Throughout the 4 days several attempts were made to give me a makeover, the most memorable moment featured me spending 25 minutes pretending to be asleep on a couch to avoid a particularly grueling assessment of my short-comings. Of course, whenever Mrs Woog did get near me with some earrings and a scarf she undoubtedly improved my situation immeasurably, and her critical eye was nothing if not honest. A few gems…

“This jacket should suit Painefull, it’s very man-ish.” – Mrs Woog holds up a catalogue for all to see in the maxi taxi to the resort

“God you have broad shoulders. It’s great… if you play football.” – Mrs Woog expresses her frustration while struggling to find clothing that might fit me in a store

“Isn’t it amazing what accessories and great shoes can do to dress up a really boring, plain, ordinary dress?” – Mrs Woog gives her approval, she owned the accessories and shoes, I owned the dress

Some other key Family Painefull Holiday Milestones were hit right on schedule. Mother Painefull had a crippling migraine on the first night, The Brothers Grim (aka the triumvirate of Brothers-In-Law) went to grab something from the shops across the road and came back 3 hours later from the pub, and the vegetarian Mrs Ryan got soused while watching everyone else eat prawns for dinner (well… that was her excuse, the rest of us became intoxicated out of solidarity). That was Day 1.

If I had known then that the following evening would involve the family hijacking the opening night of a restaurant, most of us joining a belly dancer in her performance, mum developing conspiracies about a group of nearby Russians (and resolving them by joining their conversation), and a group rendition of the Macarena (why?) I would have realized that Day 1 was just a warm-up.

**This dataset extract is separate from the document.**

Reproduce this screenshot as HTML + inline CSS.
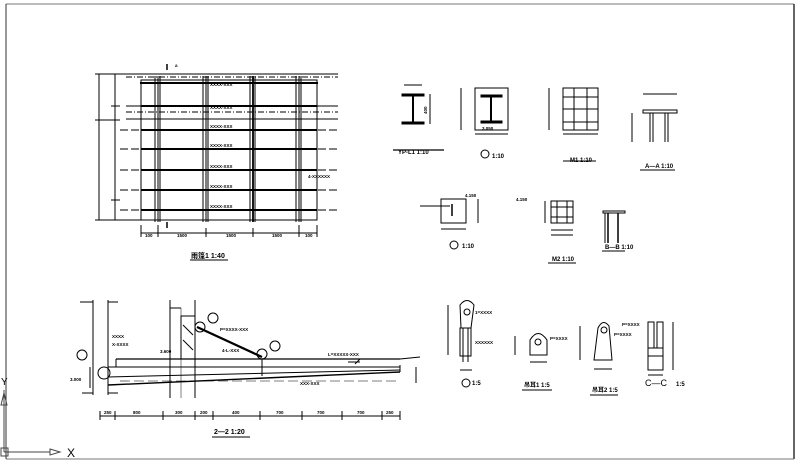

It really was quite a successful holiday all round, capped off when Mother Painefull took us girls to high tea at the Palazzo Versace where everything that was ever gold went to live a decorative, cosmetically altered life. Basically the Gold Coast in miniature.

Most importantly our matriarch herself had a good time, and as it was in her honour (and at her expense) that we went, the whole thing felt like a triumph. If only the flight attendants served something to ease the nausea of crashing back into everyday life at the other side of the whole thing.

So above all, Happy Birthday Mother Painefull!